Sunday, September 14, 2008

the long way home

"In the Trinity Term of 1929 I gave in, and admitted that God was God, and knelt and prayed: perhaps, that night, the most dejected and reluctant convert in all England. I did not then see what is now the most shining and obvious thing; the Divine humility which will accept a convert even on such terms. The Prodigal Son at least walked home on his own feet. But who can duly adore that Love which will open the high gates to a prodigal who is brought in kicking, struggling, resentful, and darting his eyes in every direction for a chance of escape?”~ C.S. Lewis

my conversion to Christianity (read: what we here in the bible belt more often refer to as 'gettin saved') was nothing like that of C.S. Lewis' description. there was no reluctance in my step when i bolted out of the pew and down the aisle of a tiny little church in pell city, alabama on a saturday night in 1992. kneeling and weeping, i didn't know exactly what was happening, but i did know – without a doubt - that it was the Lord calling. and i accepted. oh, to be that fifteen year old girl again - desperately rushing without hesitation to weep at His feet. no, there was no kicking and struggling in that moment. that would come later. and it would come often - although never quite as often as it has throughout this year.

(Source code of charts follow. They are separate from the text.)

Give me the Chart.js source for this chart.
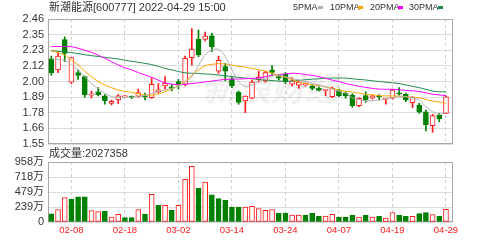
<!DOCTYPE html>
<html><head><meta charset="utf-8">
<script src="https://cdn.jsdelivr.net/npm/chart.js@4"></script>
<style>
html,body{margin:0;padding:0;background:#fff;}
body{width:502px;height:240px;overflow:hidden;position:relative;font-family:'Liberation Sans','Noto Sans CJK SC',sans-serif;}
canvas{position:absolute;left:0;}
#c1{top:0;}
#c2{top:150px;}
.t{position:absolute;white-space:nowrap;color:#333;line-height:1;}
.sw{position:absolute;width:5px;height:3px;}
</style></head><body>
<canvas id="c1" width="502" height="155" style="width:502px;height:155px"></canvas>
<canvas id="c2" width="502" height="90" style="width:502px;height:90px"></canvas>
<div class="t" style="left:49px;top:2px;font-size:11px;">新潮能源[600777] 2022-04-29 15:00</div>
<div class="t" style="left:293px;top:3px;font-size:9px;">5PMA</div><div class="sw" style="left:318px;top:6px;background:#b0b0b0"></div>
<div class="t" style="left:330px;top:3px;font-size:9px;">10PMA</div><div class="sw" style="left:358px;top:6px;background:#ffa500"></div>
<div class="t" style="left:370px;top:3px;font-size:9px;">20PMA</div><div class="sw" style="left:398px;top:6px;background:#ff00ff"></div>
<div class="t" style="left:409px;top:3px;font-size:9px;">30PMA</div><div class="sw" style="left:438px;top:6px;background:#1f8a4c"></div>
<div class="t" style="left:49px;top:148px;font-size:11px;">成交量:2027358</div>
<script>
const dates=['01-27','01-28','02-07','02-08','02-09','02-10','02-11','02-14','02-15','02-16','02-17','02-18','02-21','02-22','02-23','02-24','02-25','02-28','03-01','03-02','03-03','03-04','03-07','03-08','03-09','03-10','03-11','03-14','03-15','03-16','03-17','03-18','03-21','03-22','03-23','03-24','03-25','03-28','03-29','03-30','03-31','04-01','04-06','04-07','04-08','04-11','04-12','04-13','04-14','04-15','04-18','04-19','04-20','04-21','04-22','04-25','04-26','04-27','04-28','04-29'];
const open=[2.17,2.09,2.31,2.00,2.07,2.04,1.905,1.93,1.90,1.845,1.87,1.893,1.897,1.897,1.90,1.887,1.93,1.972,1.967,2.004,1.985,2.178,2.314,2.312,2.338,2.08,2.113,2.025,1.926,1.863,1.883,2.02,2.01,2.089,2.04,2.06,1.985,1.978,1.98,1.972,1.955,1.94,1.894,1.943,1.918,1.907,1.829,1.902,1.883,1.90,1.874,1.883,1.923,1.912,1.85,1.834,1.785,1.683,1.761,1.773];
const high=[2.19,2.22,2.33,2.18,2.09,2.045,1.935,1.96,1.91,1.87,1.91,1.905,1.90,1.95,1.92,2.03,1.99,2.04,1.985,2.02,2.19,2.39,2.38,2.365,2.356,2.19,2.137,2.035,1.936,1.90,2.016,2.08,2.08,2.12,2.057,2.07,2.033,2.016,1.995,1.98,1.967,1.947,1.967,1.95,1.93,1.916,1.887,1.93,1.907,1.91,1.883,1.95,1.96,1.92,1.894,1.846,1.797,1.766,1.773,1.90];
const low=[2.05,2.07,2.15,1.99,2.02,1.89,1.885,1.90,1.84,1.835,1.845,1.89,1.88,1.89,1.87,1.882,1.92,1.95,1.936,1.95,1.972,2.125,2.186,2.30,2.222,2.065,2.01,1.96,1.839,1.778,1.88,2.0,2.0,2.052,2.016,1.99,1.972,1.955,1.97,1.943,1.936,1.90,1.887,1.894,1.883,1.817,1.822,1.853,1.878,1.87,1.84,1.877,1.905,1.858,1.814,1.773,1.645,1.635,1.712,1.77];
const close=[2.07,2.19,2.21,2.18,2.05,1.91,1.915,1.91,1.865,1.86,1.90,1.90,1.89,1.925,1.893,1.985,1.944,1.992,1.955,1.978,2.174,2.239,2.198,2.336,2.258,2.16,2.081,1.975,1.853,1.899,2.0,2.035,2.07,2.072,2.03,2.004,2.01,2.0,1.992,1.955,1.94,1.946,1.955,1.902,1.90,1.829,1.883,1.87,1.90,1.894,1.882,1.943,1.912,1.87,1.89,1.781,1.688,1.756,1.732,1.894];
const ma5=[2.17,2.165,2.16,2.125,2.09,2.04,1.99,1.955,1.92,1.895,1.888,1.887,1.89,1.897,1.905,1.92,1.932,1.943,1.955,1.97,2.0,2.04,2.12,2.20,2.234,2.24,2.186,2.089,2.004,1.967,1.98,2.005,2.028,2.045,2.052,2.04,2.028,2.015,2.004,1.99,1.98,1.965,1.95,1.935,1.92,1.887,1.875,1.863,1.866,1.87,1.88,1.887,1.892,1.894,1.885,1.87,1.82,1.785,1.766,1.781];
const ma10=[2.227,2.215,2.198,2.16,2.125,2.08,2.04,2.005,1.98,1.96,1.943,1.933,1.926,1.915,1.907,1.905,1.915,1.93,1.95,1.975,2.004,2.05,2.09,2.12,2.13,2.135,2.132,2.125,2.115,2.11,2.10,2.09,2.08,2.065,2.05,2.035,2.02,2.00,1.99,1.98,1.975,1.967,1.955,1.943,1.935,1.928,1.92,1.912,1.907,1.902,1.90,1.90,1.898,1.895,1.89,1.887,1.875,1.863,1.855,1.846];
const ma20=[2.26,2.26,2.26,2.258,2.247,2.232,2.218,2.196,2.174,2.15,2.125,2.105,2.089,2.07,2.052,2.035,2.015,1.995,1.985,1.983,1.983,1.99,1.995,2.002,2.008,2.015,2.02,2.022,2.023,2.025,2.028,2.03,2.04,2.05,2.055,2.06,2.065,2.063,2.055,2.05,2.04,2.028,2.015,2.004,1.99,1.98,1.97,1.962,1.955,1.95,1.948,1.948,1.945,1.94,1.937,1.932,1.922,1.912,1.907,1.902];
const ma30=[2.23,2.225,2.22,2.215,2.208,2.20,2.193,2.187,2.181,2.175,2.169,2.16,2.152,2.145,2.137,2.128,2.115,2.10,2.09,2.078,2.068,2.065,2.063,2.06,2.057,2.052,2.047,2.04,2.035,2.03,2.025,2.02,2.016,2.012,2.008,2.006,2.008,2.012,2.018,2.022,2.025,2.028,2.03,2.03,2.03,2.025,2.02,2.016,2.01,2.005,2.0,1.995,1.99,1.98,1.97,1.96,1.948,1.935,1.93,1.93];
const volWan=[130,198,390,362,402,402,182,166,171,80,123,70,70,198,128,442,267,267,187,267,680,890,543,639,434,373,346,240,240,240,250,213,187,198,144,144,112,112,112,139,96,96,123,80,80,107,80,107,80,91,64,150,107,91,91,134,150,118,91,202.7358];
const volUp=[0,1,1,0,0,0,1,1,0,1,1,0,0,1,0,1,0,1,0,1,1,1,0,1,0,0,0,0,0,1,1,1,1,1,0,0,1,1,0,0,0,1,1,0,0,0,1,0,1,0,1,1,0,0,1,0,0,1,0,1];
const priceTickLabels=['1.55','1.66','1.78','1.89','2.00','2.12','2.23','2.35','2.46'];
const volTickLabels=['0','239万','479万','718万','958万'];
const dateTickIdx=[3,11,19,27,35,43,51,59];
const PMIN=1.55, PMAX=2.46, VMAX=958;

const RED='#ff1a1a', GREEN='#008000';
Chart.defaults.font.family="'Liberation Sans','Noto Sans CJK SC',sans-serif";
Chart.defaults.animation=false;
const idx=dates.map((_,i)=>i);
const up=idx.map(i=>close[i]>=open[i]);

const frame={id:'frame',beforeDatasetsDraw(c,a,o){
  const ctx=c.ctx, ca=c.chartArea; ctx.save();
  if(o.wm){ctx.font='italic bold 34px "Noto Sans CJK SC"';ctx.fillStyle='rgba(0,0,0,0.055)';ctx.textAlign='center';ctx.textBaseline='middle';
    ctx.fillText(o.wm, ca.left+ca.width*0.55, ca.top+ca.height*0.55);}
  ctx.strokeStyle='#a8a8a8';ctx.lineWidth=1;
  ctx.strokeRect(Math.round(ca.left)+0.5,Math.round(ca.top)+0.5,Math.round(ca.width)-1,Math.round(ca.height)-1);
  ctx.restore();}};

function xAxis(show){return {type:'linear',min:-0.5,max:60.05,offset:false,
  afterBuildTicks:s=>{s.ticks=dateTickIdx.map(v=>({value:v}));},
  afterFit:s=>{s.height=show?18:0;},
  grid:{color:'#cfcfcf',drawTicks:false,lineWidth:1,offset:false},
  border:{display:false,dash:[3,3]},
  ticks:{display:show,autoSkip:false,maxRotation:0,color:RED,font:{size:9.5},padding:3,callback:v=>dates[v]}};}

const lineDs=(d,col)=>({type:'line',data:idx.map(i=>({x:i,y:d[i]})),borderColor:col,borderWidth:1,pointRadius:0,tension:0.3,order:0});

new Chart(document.getElementById('c1'),{
  type:'bar',
  data:{datasets:[
    lineDs(ma5,'#b0b0b0'),lineDs(ma10,'#ffa500'),lineDs(ma20,'#ff00ff'),lineDs(ma30,'#1f8a4c'),
    {type:'bar',data:idx.map(i=>({x:i,y:[open[i],close[i]]})),grouped:false,barThickness:5,minBarLength:1,
     backgroundColor:idx.map(i=>up[i]?'#ffffff':GREEN),borderColor:idx.map(i=>up[i]?RED:GREEN),borderWidth:1,borderSkipped:false,order:1},
    {type:'bar',data:idx.map(i=>({x:i,y:[low[i],high[i]]})),grouped:false,barThickness:1,
     backgroundColor:idx.map(i=>up[i]?RED:GREEN),borderWidth:0,order:2}
  ]},
  options:{responsive:false,events:[],layout:{padding:{left:0,right:49,top:19,bottom:11}},
    plugins:{legend:{display:false},tooltip:{enabled:false},frame:{wm:'新浪财经'}},
    scales:{x:xAxis(false),
      y:{min:PMIN,max:PMAX,afterFit:s=>{s.width=48;},
        afterBuildTicks:s=>{s.ticks=priceTickLabels.map((_,k)=>({value:PMIN+k*(PMAX-PMIN)/8}));},
        grid:{color:'#dcdcdc',drawTicks:false},border:{display:false},
        ticks:{color:'#333',font:{size:11},padding:4,autoSkip:false,callback:(v,i)=>priceTickLabels[i]}}}},
  plugins:[frame]});

new Chart(document.getElementById('c2'),{
  type:'bar',
  data:{datasets:[{data:idx.map(i=>({x:i,y:volWan[i]})),barThickness:5,grouped:false,
    backgroundColor:idx.map(i=>volUp[i]?'#ffffff':GREEN),borderColor:idx.map(i=>volUp[i]?RED:GREEN),borderWidth:1,borderSkipped:false}]},
  options:{responsive:false,events:[],layout:{padding:{left:0,right:49,top:12,bottom:0}},
    plugins:{legend:{display:false},tooltip:{enabled:false},frame:{}},
    scales:{x:xAxis(true),
      y:{min:0,max:VMAX,afterFit:s=>{s.width=48;},
        afterBuildTicks:s=>{s.ticks=volTickLabels.map((_,k)=>({value:k*VMAX/4}));},
        grid:{color:'#dcdcdc',drawTicks:false},border:{display:false},
        ticks:{color:'#333',font:{size:11},padding:4,autoSkip:false,callback:(v,i)=>volTickLabels[i]}}}},
  plugins:[frame]});
</script>
</body></html>
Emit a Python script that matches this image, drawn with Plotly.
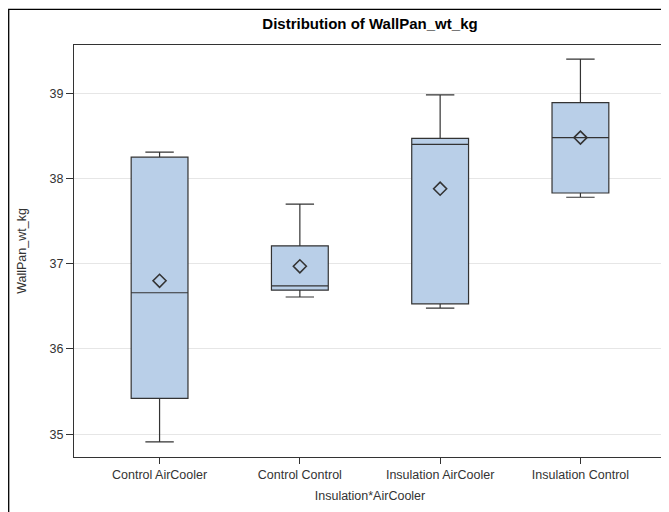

despite my perpetual prodigal and rebellious thoughts, actions and deeds – i always, always end up where i began: weeping. face down. desperate. at His feet. as a result of having found myself this place so many times, He has taught me more throughout this year of my life than all the previous years combined. and the common thread that intertwines itself through every truth revealed is simply that He never lets go. even when we give him every reason to. even when - by all appearances - it seems we wish He would. He still calls and draws us near to Him – and that is when the words of C.S. Lewis ring clearly in my head. and in my heart. my dejection and reluctance is palpable. i have – at times – been the prodigal daughter walking home on her own two feet. but more often than not, i am drawn in kicking and struggling. there is a long, tattered path between accepting Christ at age fifteen and trusting Him at age thirty-two. and at last, i give in. and even though He knew it would – i still think to myself - it shouldn’t have taken seventeen years. so much time spent fruitlessly searching for who i was, where i belonged. all the while He was calling, "you are mine. come home." this is the epitome of His enduring faithfulness. His grace is sufficient. even when you take the long way.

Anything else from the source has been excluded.